Subitement, les fenêtres ouvrirent leurs battants, la vie et l’espoir renaissaient, les rebords croulaient sous des masses de géraniums. A Venise, la nature est toujours présente et, cette fleur incontournable de la cité tache, du sang de ses pétales, chaque maison. Les chaises refont leur apparition sur le pas des portes. Le dialogue, interrompu pendant la guerre, recommence. Les images des paysage de Sarajevo ressurgissent dans des grandes eaux-fortes et pointes sèches. La nature réapparaît, les branches très rapprochées obscurcissent l’intérieur, les gravures se rehaussent de crayons de couleurs et d’aquarelle. Zec aurait-il enfin oublié, est-il allé au-delà de la réminiscence ? A-t-il trouvé le calme ? Dans un coin de la pièce, une cuvette, une serviette, un miroir. Le visiteur entre, se lave les mains après la longue route de l’exil. La table est dressée. Dessus un vase de lilas, un pot de géranium, coeur de sang –fleur si présente dans l’oeuvre de Zec-, une bouteille, des verres, une tasse de café. L’ami est là, accueilli avec joie et bienveillance.
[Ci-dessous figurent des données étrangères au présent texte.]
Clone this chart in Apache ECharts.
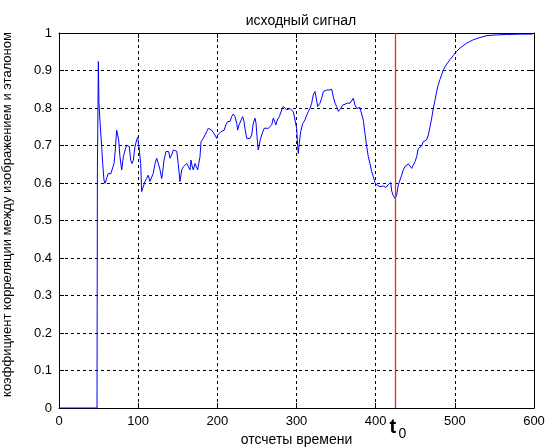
<!DOCTYPE html>
<html>
<head>
<meta charset="utf-8">
<script src="https://cdn.jsdelivr.net/npm/echarts@6/dist/echarts.min.js"></script>
<style>html,body{margin:0;padding:0;background:#fff;}#c{width:547px;height:448px;}</style>
</head>
<body>
<div id="c"></div>
<script>
var titleText = 'исходный сигнал';
var xName = 'отсчеты времени';
var yName = 'коэффициент корреляции между изображением и эталоном';
var t0 = 425;
var sigX = [0,48,48.5,49.7,50.5,51.8,53.9,55.2,56.8,58.1,60.2,62.3,65.3,67.8,69.5,71.1,72.8,74.1,75.4,77,79.2,81.3,83.4,85.5,87.6,88.8,90.5,92.2,93.9,96,98.1,99.4,101,103.2,104.4,106.5,108.6,110.7,112.8,114.9,117.1,119.1,121.3,123.4,125.5,127.6,129.7,131,132.6,135.2,136.8,138.5,140.2,142.3,144.4,146.5,148.7,150.7,152.8,155,157,159.2,161.3,163.3,165.5,166.7,168.4,169.6,171.8,173.9,175.2,176.8,178.1,179.4,182.3,184.4,186.6,188.6,190.7,192.9,194.9,197,199.2,200.4,202.1,204.6,206.3,208.8,210.6,213.1,214.7,216,218.1,220.2,222.3,224.5,225.7,227.4,229.9,232,233.3,234.9,237.1,239.1,241.3,243.4,245.4,247.6,248.9,250.1,251.7,253,254.2,256.8,259.3,261.5,264.4,266.5,268.7,270.7,272.9,274.1,275.7,278.3,281.3,283.3,285.5,287.6,289.6,291.8,293.9,296,298.1,300.2,301.5,302.3,303.5,305.3,307.8,310.7,312.9,314.9,317,319.2,321.2,323.4,325.5,326.8,327.6,329.7,331.8,333.9,336,338.1,341.5,344.5,346.5,348.6,350.8,352.8,354.1,355.8,358.4,361.3,364.2,367.6,370.1,371.8,373.9,376,378.1,380.2,382.3,384.4,386.5,388.7,390.7,392.8,395,397,399.1,401.3,403.3,405.5,407.6,409.6,411.8,413,414.3,416.4,419,420.2,422.3,424.4,426.5,428.6,430.7,432.9,434.9,437,439.2,441.3,443.3,445.5,447.5,449.7,451.8,453.8,456,458.1,460.1,462.3,464.4,466.5,468.6,470.8,472.8,474.9,477.1,479.1,481.2,483.4,485.4,489.7,493.9,498.1,502.3,506.5,515,523.3,531.8,540.2,552.9,565.5,582.3,598];
var sigY = [0,0,0.63,0.924,0.812,0.764,0.697,0.652,0.608,0.599,0.601,0.626,0.624,0.621,0.652,0.688,0.741,0.746,0.715,0.670,0.635,0.670,0.688,0.701,0.706,0.697,0.661,0.652,0.661,0.697,0.715,0.722,0.697,0.652,0.577,0.577,0.604,0.612,0.621,0.604,0.604,0.626,0.652,0.666,0.652,0.635,0.612,0.63,0.661,0.684,0.688,0.684,0.666,0.675,0.688,0.690,0.685,0.650,0.604,0.635,0.643,0.648,0.652,0.648,0.635,0.661,0.643,0.635,0.652,0.655,0.635,0.635,0.670,0.710,0.719,0.728,0.737,0.746,0.750,0.741,0.737,0.728,0.719,0.728,0.733,0.737,0.735,0.741,0.755,0.764,0.768,0.764,0.777,0.784,0.777,0.759,0.741,0.755,0.759,0.777,0.768,0.746,0.719,0.715,0.719,0.728,0.759,0.773,0.759,0.724,0.688,0.701,0.715,0.733,0.746,0.744,0.746,0.741,0.755,0.773,0.777,0.755,0.768,0.777,0.795,0.804,0.799,0.795,0.797,0.799,0.795,0.790,0.768,0.746,0.697,0.679,0.706,0.737,0.759,0.768,0.781,0.790,0.799,0.813,0.835,0.844,0.839,0.804,0.799,0.813,0.826,0.844,0.846,0.848,0.848,0.850,0.830,0.813,0.804,0.791,0.786,0.799,0.808,0.810,0.813,0.813,0.815,0.826,0.808,0.799,0.797,0.801,0.796,0.767,0.732,0.697,0.670,0.652,0.630,0.617,0.601,0.595,0.595,0.590,0.595,0.592,0.597,0.588,0.592,0.597,0.601,0.579,0.566,0.559,0.568,0.595,0.608,0.621,0.635,0.644,0.648,0.651,0.648,0.639,0.644,0.657,0.670,0.692,0.697,0.699,0.710,0.712,0.715,0.728,0.750,0.773,0.799,0.820,0.845,0.862,0.876,0.889,0.902,0.917,0.929,0.940,0.951,0.960,0.973,0.982,0.988,0.993,0.995,0.996,0.997,0.997];

var FONT = 'Liberation Sans';
var sig = sigX.map(function (x, i) { return [x, sigY[i]]; });
var chart = echarts.init(document.getElementById('c'), null, {renderer: 'canvas'});
var axisCommon = {
  axisLine: {show: true, onZero: false, lineStyle: {color: '#000', width: 1}},
  axisTick: {show: true, inside: true, length: 5, lineStyle: {color: '#000'}}
};
chart.setOption({
  animation: false,
  backgroundColor: '#fff',
  title: {
    text: titleText, left: 296, top: 9, textAlign: 'center',
    textStyle: {fontFamily: FONT, fontSize: 14, fontWeight: 'normal', color: '#000'}
  },
  grid: {left: 59, right: 13, top: 33, bottom: 40, containLabel: false, outerBoundsMode: 'none'},
  xAxis: [
    Object.assign({
      type: 'value', min: 0, max: 600, interval: 100, position: 'bottom',
      name: xName, nameLocation: 'middle', nameGap: 25,
      nameTextStyle: {fontFamily: FONT, fontSize: 14, color: '#000'},
      axisLabel: {fontFamily: FONT, fontSize: 13, color: '#000', margin: 7},
      splitLine: {show: true, lineStyle: {color: '#000', type: [3, 3], width: 1}}
    }, axisCommon),
    Object.assign({
      type: 'value', min: 0, max: 600, interval: 100, position: 'top',
      axisLabel: {show: false}, splitLine: {show: false}
    }, axisCommon)
  ],
  yAxis: [
    Object.assign({
      type: 'value', min: 0, max: 1, interval: 0.1, position: 'left',
      name: yName, nameLocation: 'middle', nameGap: 45, nameRotate: 90,
      nameTextStyle: {fontFamily: FONT, fontSize: 13, color: '#000', padding: [0, 0, 0, 12]},
      axisLabel: {fontFamily: FONT, fontSize: 13, color: '#000', margin: 7,
        formatter: function (v) { return (v === 0 || v === 1) ? String(v) : v.toFixed(1); }},
      splitLine: {show: true, lineStyle: {color: '#000', type: [3, 3], width: 1}}
    }, axisCommon),
    Object.assign({
      type: 'value', min: 0, max: 1, interval: 0.1, position: 'right',
      axisLabel: {show: false}, splitLine: {show: false}
    }, axisCommon)
  ],
  series: [
    {
      type: 'line', data: sig, showSymbol: false, symbol: 'none',
      lineStyle: {color: '#0000ff', width: 1}, z: 3,
      markLine: {
        silent: true, symbol: 'none', animation: false,
        label: {show: false},
        lineStyle: {color: '#ff2020', type: 'solid', width: 1.3},
        data: [{xAxis: t0}]
      }
    }
  ]
});
var p = chart.convertToPixel({xAxisIndex: 0, yAxisIndex: 0}, [t0, 0]);
chart.setOption({
  graphic: [
    {type: 'text', left: p[0] - 6, top: p[1] + 9,
      style: {text: 't', fontFamily: FONT, fontSize: 20, fontWeight: 'bold', fill: '#000'}},
    {type: 'text', left: p[0] + 3, top: p[1] + 19,
      style: {text: '0', fontFamily: FONT, fontSize: 14, fill: '#000'}}
  ]
});
</script>
</body>
</html>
A tous ces morceaux de paysages, d’intérieurs et d’extérieurs, le graveur apporte sa musique. Si rien n’est visible, si aucune présence humaine ne se manifeste, tout ce que Zec nous offre, vibre, frémit. Au-delà de la feuille, au-delà de ce qu’elle dévoile, bat son immense coeur d’amour. A nous d’en percevoir les intermittences, d’entendre les notes. Le souvenir d’un certain moment n’est-il pas le « la » des portées gravées de Zec ?

Ce dialogue avec l’autre, avec celui attendu en ami, avec celui qui a souffert, Zec le poursuit en le transcrivant en vernis mou et technique mixte. Des mains se lèvent, se tendent, implorent, veulent attraper. Ces mains, celles de la prière et de l’attente, ne souffrent d’aucune infériorité face à celle des maîtres allemands de la Renaissance. Une miche de pain est solidement enserrée, dans un geste très fort de possession mais aussi de partage. Un visage de douleur cache son affliction ou son assourdissement derrière ses mains. Des bras étreignent un buste, l’enveloppent délicatement dans un mouvement d’une grande ampleur. Un homme est porté dans une brouette, dans une composition très proche du Christ mort de Mantegna.
Toutes ces gravures annonçaient la grande estampe que Zec portait en lui, depuis l’âge de 15 ans. Admiratif de Jésus-Christ guérissant les malades ou La Pièce aux cent florins, il avait copié, en dessin, cette eau-forte, pointe sèche et burin, sans rien savoir d’elle, de son histoire, de sa symbolique. Depuis, l’idée lui était restée, d’affronter cette pièce d’une virtuosité maximum. Hommage à Rembrandt est la réponse à son maître artistique ; maintenant, il se sent enfin capable de le regarder et de se confronter à lui. En cette récente et très grande copie, Zec rend un vibrant hommage de remerciement au capteur des clairs obscurs, à son Maître.